‘Making life real’ with Mr. Crider

Long-term resident reflects on life in the hills

Mr. Dana Crider, to this day, remembered the story of a brother and sister, both of Indian descent, sent from Southern California to study at the school “to experience India.”

“I was walking around the dorm one night and I could hear somebody crying in the dorm,” he said. He quickly found the boy from Southern California alone in his room.

“When I walked in, he was on his bunk with his face on the mattress and his pillow pulled out on top of his head. He was just crying and sobbing into his bed. I put my hand on him, asked him,

‘What’s wrong?’

“He said, ‘Mr. Crider! I just want a hamburger!’

“So, of course, the next night, he and his sister were both at our house for hamburgers,” Mr. Crider smiled.

“It’s how you make life real.”

 

Life’s calling

From the 2008 Whispering Pine

Mr. Crider is a former mathematics teacher, dorm staff, long-term Mussoorie resident, and environmental activist. Walking to his house, I passed by his single-seat electric car and garbage truck, which was used for his organization’s plastic trash cleanups. As I entered his house, I was greeted by piles of books, papers, and writings that swamped all the tables.

With his laptop screen open and phone positioned on his ear, Mr. Crider was talking to a local student about mathematics. Although he no longer formally taught, he was tutoring other kids from the hillside at his own home.

Mr. Crider has had a gigantic impact on the school and the wider Mussoorie community — literally and figuratively. Just by entering his room, one feels encapsulated by his booming, reverberating voice and large frame. Moreover, Mr. Crider has lived on the hillside longer than most residents in Mussoorie.

Mr. Crider first heard about the school from the friends of his wife, Judy Crider, a Woodstock alumna. What they told him made him feel the need to take action, but he never knew that he would end up staying in Mussoorie for 40 years.

“They had these not always so happy stories of being boarders at Woodstock: they remembered bullying, some drugs, and some unfair disciplines,” Mr. Crider said. “One of my desires was that, if we could get a chance to work at Woodstock, I would make it a better time than some of them remembered.”

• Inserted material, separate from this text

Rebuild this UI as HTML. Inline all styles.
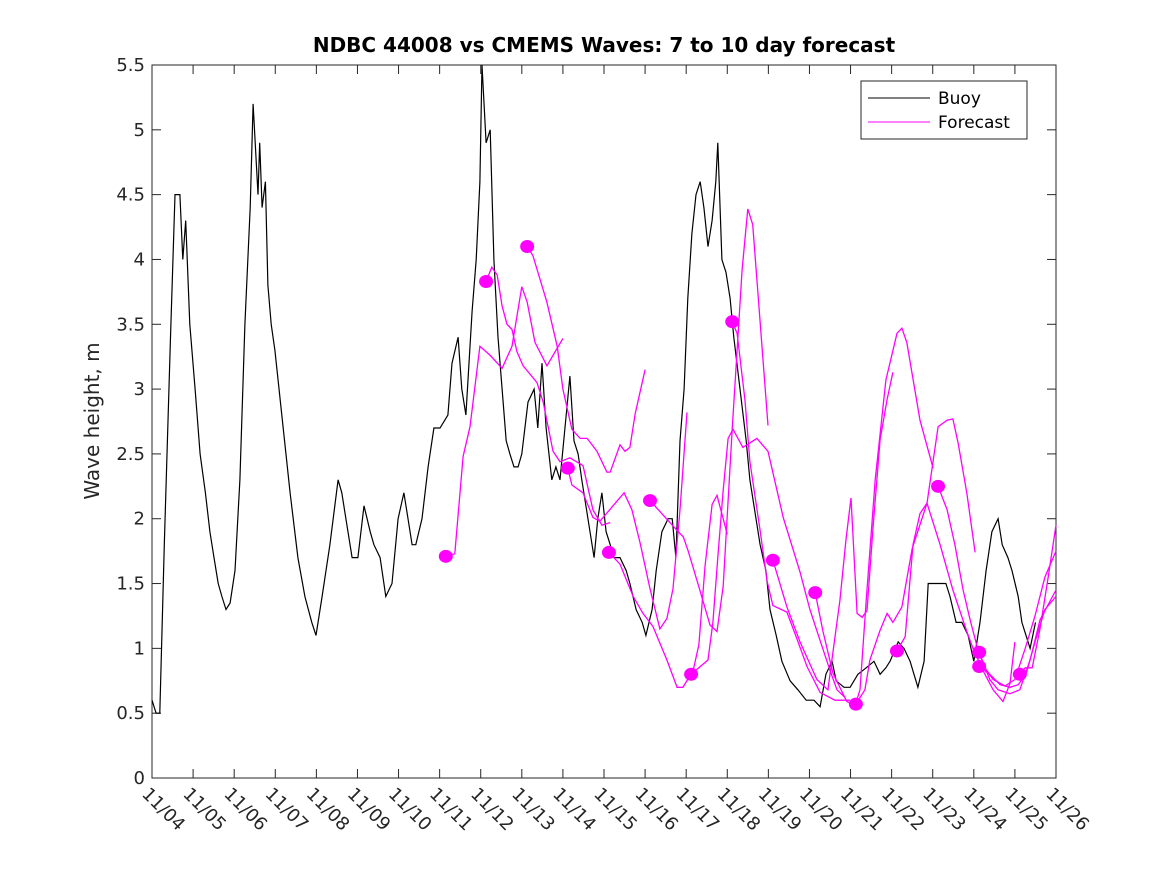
<!DOCTYPE html>
<html><head><meta charset="utf-8"><style>
body{margin:0;background:#fff;}
svg{display:block;font-family:"DejaVu Sans","Liberation Sans",sans-serif;}
</style></head><body>
<svg id="chart" width="1167" height="875" viewBox="0 0 1167 875">
<rect width="1167" height="875" fill="#fff"/>
<text x="604" y="52" text-anchor="middle" font-size="20" font-weight="bold" fill="#000">NDBC 44008 vs CMEMS Waves: 7 to 10 day forecast</text>
<text transform="translate(99,421) rotate(-90)" text-anchor="middle" font-size="20" fill="#262626">Wave height, m</text>
<g id="axes"></g>
<g id="plot"></g>
<g>
<rect x="861" y="81" width="166" height="58" fill="#fff" stroke="#262626" stroke-width="1"/>
<line x1="868" y1="98" x2="930" y2="98" stroke="#000" stroke-width="1"/>
<text x="938" y="104" font-size="17" fill="#000">Buoy</text>
<line x1="868" y1="122" x2="930" y2="122" stroke="#ff00ff" stroke-width="1"/>
<text x="938" y="128" font-size="17" fill="#000">Forecast</text>
</g>
</svg>
<script>
const xTickLabels=["11/04","11/05","11/06","11/07","11/08","11/09","11/10","11/11","11/12","11/13","11/14","11/15","11/16","11/17","11/18","11/19","11/20","11/21","11/22","11/23","11/24","11/25","11/26"];
const yTicks=[0,0.5,1,1.5,2,2.5,3,3.5,4,4.5,5,5.5];
const buoyDays=[0,0.1,0.19,0.3,0.45,0.56,0.68,0.75,0.82,0.92,1.05,1.17,1.3,1.41,1.51,1.61,1.7,1.8,1.9,2.02,2.14,2.26,2.39,2.46,2.58,2.62,2.68,2.76,2.82,2.9,2.99,3.16,3.36,3.55,3.72,3.89,3.99,4.14,4.33,4.53,4.62,4.72,4.87,5.01,5.16,5.31,5.4,5.55,5.69,5.84,5.99,6.13,6.23,6.33,6.42,6.57,6.72,6.86,7.01,7.2,7.3,7.45,7.54,7.64,7.79,7.89,7.98,8.03,8.13,8.23,8.32,8.42,8.52,8.62,8.71,8.81,8.91,9,9.15,9.3,9.39,9.49,9.59,9.73,9.83,9.93,10.08,10.17,10.27,10.37,10.46,10.56,10.66,10.76,10.85,10.95,11.05,11.15,11.24,11.39,11.54,11.63,11.78,11.93,12.02,12.17,12.27,12.41,12.56,12.66,12.75,12.85,12.95,13.04,13.14,13.24,13.34,13.43,13.53,13.63,13.72,13.77,13.87,13.97,14.07,14.16,14.31,14.46,14.55,14.7,14.8,14.94,15.04,15.19,15.33,15.53,15.72,15.92,16.11,16.26,16.4,16.55,16.65,16.84,16.99,17.18,17.38,17.57,17.72,17.86,17.96,18.16,18.3,18.45,18.64,18.79,18.89,18.98,19.18,19.32,19.42,19.57,19.71,19.86,20,20.15,20.3,20.44,20.59,20.69,20.83,20.93,21.08,21.17,21.27,21.37,21.5];
const buoyValues=[0.6,0.5,0.5,1.8,3.4,4.5,4.5,4,4.3,3.5,3,2.5,2.2,1.9,1.7,1.5,1.4,1.3,1.35,1.6,2.3,3.5,4.4,5.2,4.5,4.9,4.4,4.6,3.8,3.5,3.3,2.8,2.2,1.7,1.4,1.2,1.1,1.4,1.8,2.3,2.2,2,1.7,1.7,2.1,1.9,1.8,1.7,1.4,1.5,2,2.2,2,1.8,1.8,2,2.4,2.7,2.7,2.8,3.2,3.4,3,2.8,3.6,4,4.6,5.5,4.9,5,4,3.4,3,2.6,2.5,2.4,2.4,2.5,2.9,3,2.7,3.2,2.7,2.3,2.4,2.3,2.8,3.1,2.6,2.5,2.3,2.1,1.9,1.7,2,2.2,1.9,1.8,1.7,1.7,1.6,1.5,1.3,1.2,1.1,1.3,1.6,1.9,2,2,1.7,2.6,3,3.7,4.2,4.5,4.6,4.4,4.1,4.3,4.6,4.9,4,3.9,3.7,3.4,3,2.6,2.3,2,1.8,1.6,1.3,1.1,0.9,0.75,0.68,0.6,0.6,0.55,0.8,0.9,0.75,0.7,0.7,0.8,0.85,0.9,0.8,0.85,0.9,1.05,1,0.9,0.7,0.9,1.5,1.5,1.5,1.5,1.4,1.2,1.2,1.1,0.9,1.2,1.6,1.9,2,1.8,1.7,1.6,1.4,1.2,1.1,1,1.2];
const fcDays=[
[7.15,7.37,7.57,7.74,7.98,8.23,8.52,8.76,9.0,9.13,9.32,9.61,10.0],
[8.13,8.27,8.4,8.52,8.64,8.76,8.88,9.03,9.37,9.52,9.76,9.93,10.17,10.49,10.73,10.95,11.15],
[9.13,9.27,9.61,9.86,10.0,10.22,10.42,10.59,10.83,11.07,11.15,11.39,11.51,11.63,11.76,12.0],
[10.12,10.22,10.49,10.73,10.9,11.22,11.49,11.68,11.88,12.12,12.36,12.53,12.68,12.85,13.02],
[11.12,11.39,11.71,11.95,12.19,12.53,12.78,12.92,13.17,13.31,13.46,13.63,13.75,14.0],
[12.12,12.78,12.93,13.05,13.34,13.58,13.75,13.9,14.12,14.36,14.5,14.62,14.99],
[13.12,13.53,13.65,13.77,13.9,14.02,14.14,14.38,14.72,14.99,15.36,15.77,16.01,16.26,16.5,16.67,16.87],
[14.12,14.24,14.43,14.55,14.8,14.97,15.11,15.45,15.7,15.94,16.26,16.62,16.99],
[15.11,15.45,15.77,16.18,16.45,16.74,16.89,17.01,17.16,17.28,17.4,17.55,17.72,17.89,18.03],
[16.14,16.33,16.57,16.91,17.11,17.23,17.38,17.6,17.86,18.13,18.25,18.37,18.69,19.01],
[17.13,17.35,17.47,17.72,17.89,18.03,18.25,18.5,18.86,19.13,19.35,19.49,19.62,19.83,20.03],
[18.13,18.33,18.52,18.69,18.86,19.18,19.49,19.83,19.98,20.22,20.47,20.71,20.88,21.0],
[19.13,19.35,19.54,19.74,19.91,20.1,20.27,20.47,20.76,21.0,21.25,21.49,21.73,22.0],
[20.13,20.39,20.59,20.88,21.12,21.37,21.61,22.0],
[20.13,20.39,20.64,20.88,21.08,21.27,21.49,21.73,22.0],
[21.12,21.25,21.42,21.61,21.81,22.0]];
const fcValues=[
[1.71,1.73,2.48,2.71,3.33,3.26,3.16,3.33,3.79,3.67,3.36,3.18,3.39],
[3.83,3.94,3.88,3.64,3.5,3.46,3.29,3.18,3.05,2.9,2.52,2.44,2.47,2.41,2.07,1.95,1.97],
[4.1,4.03,3.67,3.33,3.0,2.69,2.62,2.62,2.52,2.36,2.36,2.57,2.52,2.55,2.81,3.15],
[2.39,2.26,2.2,2.01,1.98,2.1,2.2,2.07,1.81,1.46,1.15,1.23,1.46,2.07,2.82],
[1.74,1.65,1.4,1.27,1.17,0.91,0.7,0.7,0.83,1.03,1.64,2.11,2.18,1.88],
[2.14,1.91,1.86,1.75,1.44,1.18,1.13,1.48,2.69,3.92,4.39,4.27,2.72],
[0.8,0.91,1.2,1.7,2.22,2.62,2.69,2.55,2.62,2.52,2.01,1.59,1.3,1.06,0.83,0.68,0.62],
[3.52,3.43,2.92,2.44,1.91,1.52,1.33,1.28,1.07,0.86,0.66,0.6,0.6],
[1.68,1.32,1.05,0.76,0.68,1.37,1.84,2.16,1.27,1.24,1.29,1.94,2.61,2.92,3.13],
[1.43,1.13,0.81,0.59,0.56,0.68,1.37,2.3,3.07,3.43,3.47,3.36,2.76,2.39],
[0.57,0.68,0.91,1.14,1.27,1.2,1.32,1.77,2.12,2.71,2.76,2.77,2.58,2.2,1.74],
[0.98,1.09,1.8,2.04,2.12,1.8,1.45,1.13,1.0,0.83,0.68,0.59,0.73,1.05],
[2.25,2.07,1.8,1.45,1.22,0.99,0.85,0.76,0.71,0.76,1.0,1.25,1.55,1.75],
[0.97,0.76,0.68,0.65,0.68,0.91,1.22,1.45],
[0.86,0.8,0.72,0.7,0.72,0.8,1.05,1.3,1.4],
[0.8,0.85,0.85,1.15,1.55,1.95,2.35]];

const NS="http://www.w3.org/2000/svg";
const L=152,R=1056,T=65,B=778,X0=0,X1=22,Y0=0,Y1=5.5;
const xs=d=>L+(d-X0)/(X1-X0)*(R-L);
const ys=v=>B-(v-Y0)/(Y1-Y0)*(B-T);
function mk(tag,attrs,parent){const e=document.createElementNS(NS,tag);for(const k in attrs)e.setAttribute(k,attrs[k]);parent.appendChild(e);return e;}
const axes=document.getElementById('axes'),plot=document.getElementById('plot');
const box=mk('rect',{x:L,y:T,width:R-L,height:B-T,fill:'none',stroke:'#262626','stroke-width':1},axes);


xTickLabels.forEach((lab,i)=>{
  const x=xs(i);
  const t1=mk('line',{x1:x,y1:B,x2:x,y2:B-9,stroke:'#262626'},axes);
  
  
  const t2=mk('line',{x1:x,y1:T,x2:x,y2:T+9,stroke:'#262626'},axes);
  
  
  const tx=mk('text',{transform:`translate(${x-11},${B+17}) rotate(45)`,'font-size':18,fill:'#262626'},axes);
  tx.textContent=lab;
  
  
});
yTicks.forEach(v=>{
  const y=ys(v);
  const t1=mk('line',{x1:L,y1:y,x2:L+9,y2:y,stroke:'#262626'},axes);
  
  
  const t2=mk('line',{x1:R,y1:y,x2:R-9,y2:y,stroke:'#262626'},axes);
  
  
  const tx=mk('text',{x:L-7,y:y+6,'text-anchor':'end','font-size':18,fill:'#262626'},axes);
  tx.textContent=String(v);
  
  
});
const bp=buoyDays.map((d,i)=>xs(d).toFixed(1)+','+ys(buoyValues[i]).toFixed(1)).join(' ');
const bl=mk('polyline',{points:bp,fill:'none',stroke:'#000','stroke-width':1.2,'stroke-linejoin':'miter'},plot);


fcDays.forEach((ds,k)=>{
  const pts=ds.map((d,i)=>xs(d).toFixed(1)+','+ys(fcValues[k][i]).toFixed(1)).join(' ');
  const pl=mk('polyline',{points:pts,fill:'none',stroke:'#ff00ff','stroke-width':1.3},plot);
  
  
});
fcDays.forEach((ds,k)=>{
  const c=mk('ellipse',{cx:xs(ds[0]),cy:ys(fcValues[k][0]),rx:7,ry:6.5,fill:'#ff00ff'},plot);
  
  
});
</script>
</body></html>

Shortly after taking a trip there at the end of Sept. 1979, both Mr. and Mrs. Crider applied for jobs in residential work at the school. They were given the jobs and soon after they arrived, their daughter was born in Mussoorie.

 

A connection with the hills

Forty years later, Mr. Crider remains on the hillside, actively managing and participating in plastic cleanups throughout the city. Asked about what made him stay so long, he replied, “I was convinced that it would have to be a long enough time to make a difference.”

To give perspective on how connected the Criders are to Woodstock and Mussoorie, Mr. Crider talked about Mrs. Crider’s parents and his daughter: “Judy’s parents, who we took care of their last years here, are both buried at the cemetery at the top of the hill.”

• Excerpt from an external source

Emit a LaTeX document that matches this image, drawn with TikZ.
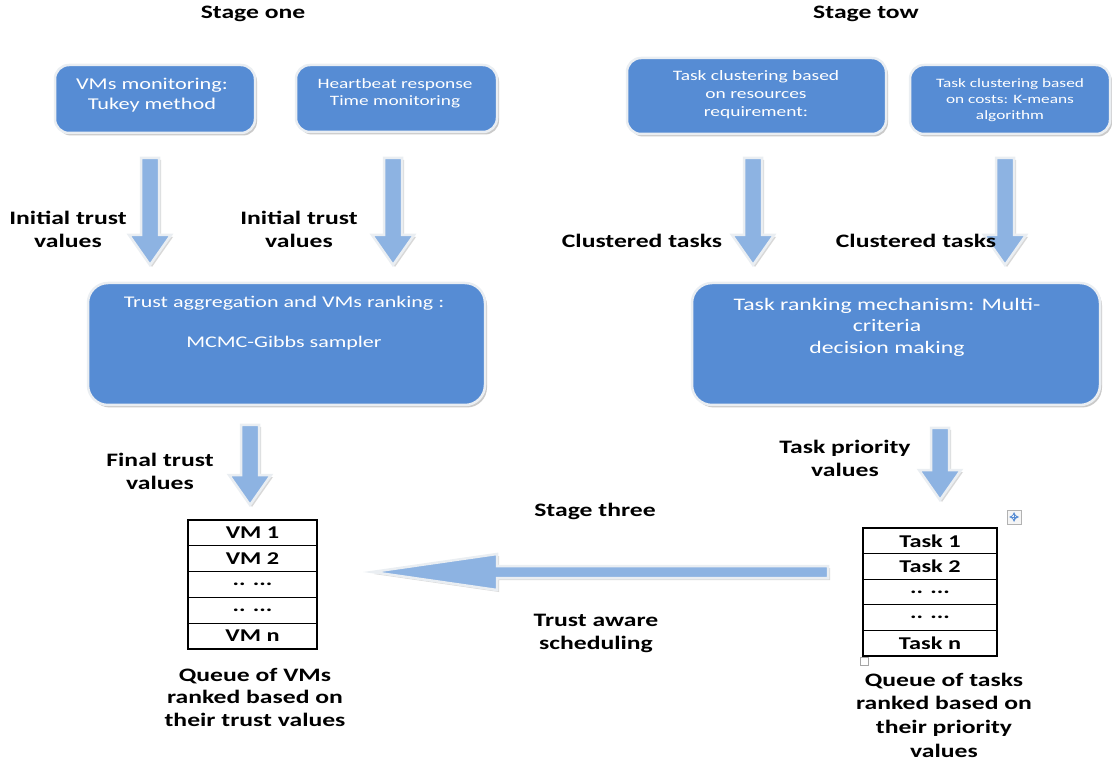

Furthermore, their daughter, who was born and raised in Mussoorie, “died early, at 26” and was also “buried at the top of the hill.”

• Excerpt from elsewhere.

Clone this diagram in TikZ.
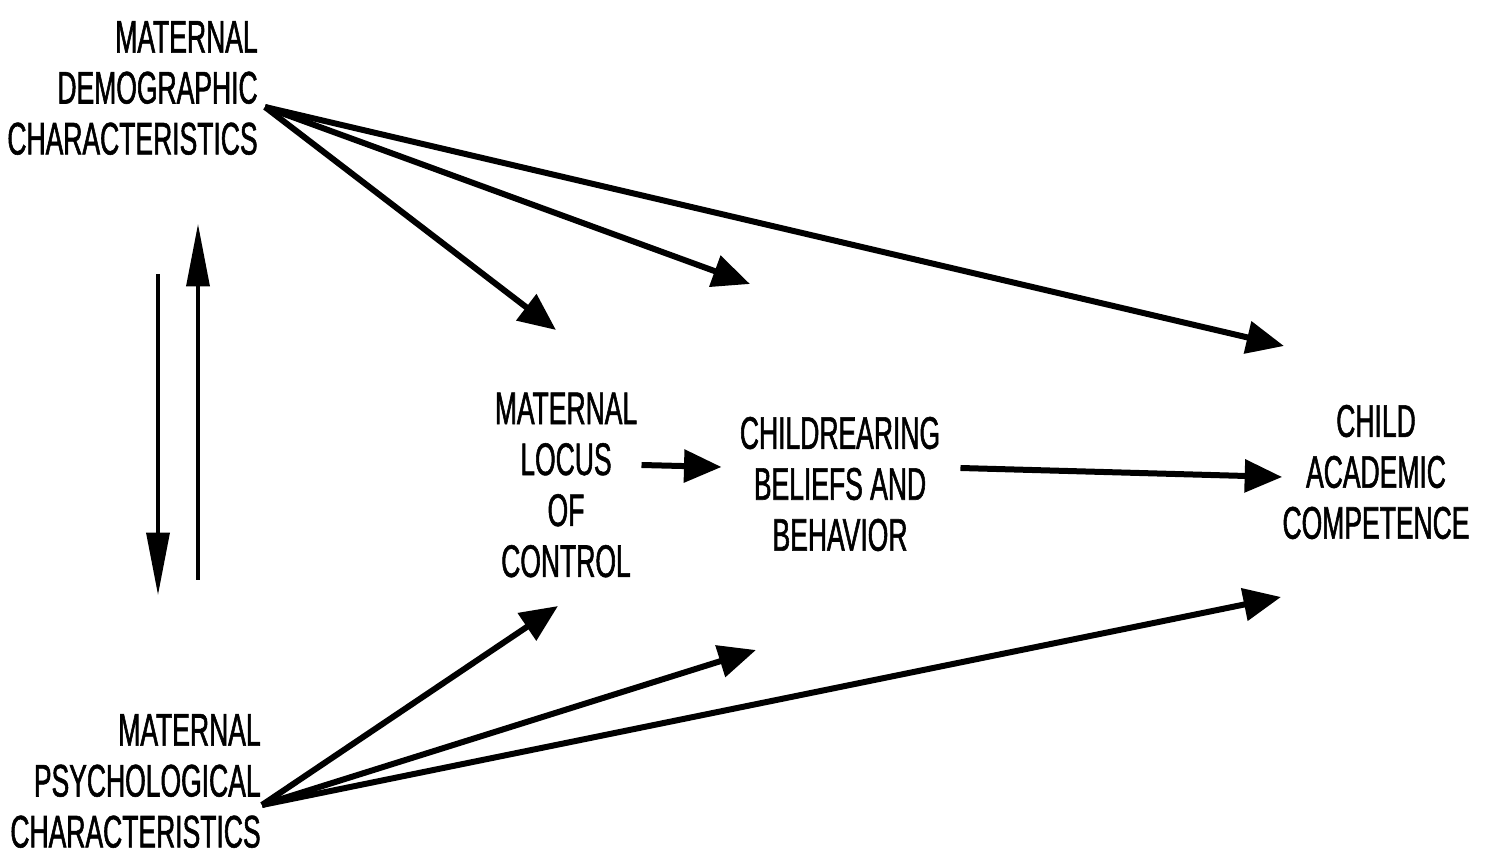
\documentclass[tikz,border=0pt]{standalone}
\usepackage{fontspec}
\newfontfamily\labfont[FakeStretch=0.58,FakeBold=1.2]{Liberation Sans}
\usetikzlibrary{arrows.meta,positioning,calc}

\tikzset{
  lab/.style={font=\labfont\fontsize{26}{29}\selectfont, inner sep=0pt},
  path/.style={line width=0.12cm, -{Triangle[length=0.75cm,width=0.64cm]}},
  link/.style={line width=0.07cm, -{Triangle[length=1.25cm,width=0.46cm]}}
}

\begin{document}
\begin{tikzpicture}[x=0.02cm,y=-0.02cm]
  \useasboundingbox (0,0) rectangle (1487,857);

  \node[lab,align=right,anchor=east] (demog) at (258,88)
    {MATERNAL\\DEMOGRAPHIC\\CHARACTERISTICS};
  \node[lab,align=right,anchor=east] (psych) at (261,781)
    {MATERNAL\\PSYCHOLOGICAL\\CHARACTERISTICS};
  \node[lab,align=center] (locus) at (566,485)
    {MATERNAL\\LOCUS\\OF\\CONTROL};
  \node[lab,align=center] (beliefs) at (840,484)
    {CHILDREARING\\BELIEFS AND\\BEHAVIOR};
  \node[lab,align=center] (child) at (1376,472)
    {CHILD\\ACADEMIC\\COMPETENCE};

  % where the arrows start and stop
  \coordinate (dsrc) at (265,107);
  \coordinate (psrc) at (262,805);
  \coordinate (dlocus) at (556,330);
  \coordinate (dbeliefs) at (750,284);
  \coordinate (dchild) at (1284,346);
  \coordinate (plocus) at (558,606);
  \coordinate (pbeliefs) at (756,650);
  \coordinate (pchild) at (1281,597);

  \draw[path] (dsrc) -- (dlocus);
  \draw[path] (dsrc) -- (dbeliefs);
  \draw[path] (dsrc) -- (dchild);
  \draw[path] (psrc) -- (plocus);
  \draw[path] (psrc) -- (pbeliefs);
  \draw[path] (psrc) -- (pchild);

  \draw[path] ($(locus.east)+(4,-20)$) -- ++(80,2);
  \draw[path] ($(beliefs.east)+(20,-16)$) -- (child.west |- 0,477);

  %% the two way link between the maternal characteristics
  \draw[link] (158,274) -- (158,595);
  \draw[link] (198,580) -- (198,224);

\end{tikzpicture}
\end{document}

“In a lot of ways, we say that this is where life has happened,” he said, reminiscing.

“I miss my daughter. I’d loved to take her to lunch at Greens again. The other side of that is that you don’t regret any of those things you’ve gone through,” he reflected. “You find ways to grow through them. You find ways to help other people grow through similar situations.”

This aspect of perseverance, however, was ingrained long before, back when Mr. Crider was still a young boy in America. From the beginning, Mr. Crider embarked on the journey of “making life real.”

 

Growing up on the sod

Mr. Crider grew up on a dairy farm in South-Central Pennsylvania. He said that his father decided, when he was in the fourth grade, that he was old enough “to help with the chores of the farm.”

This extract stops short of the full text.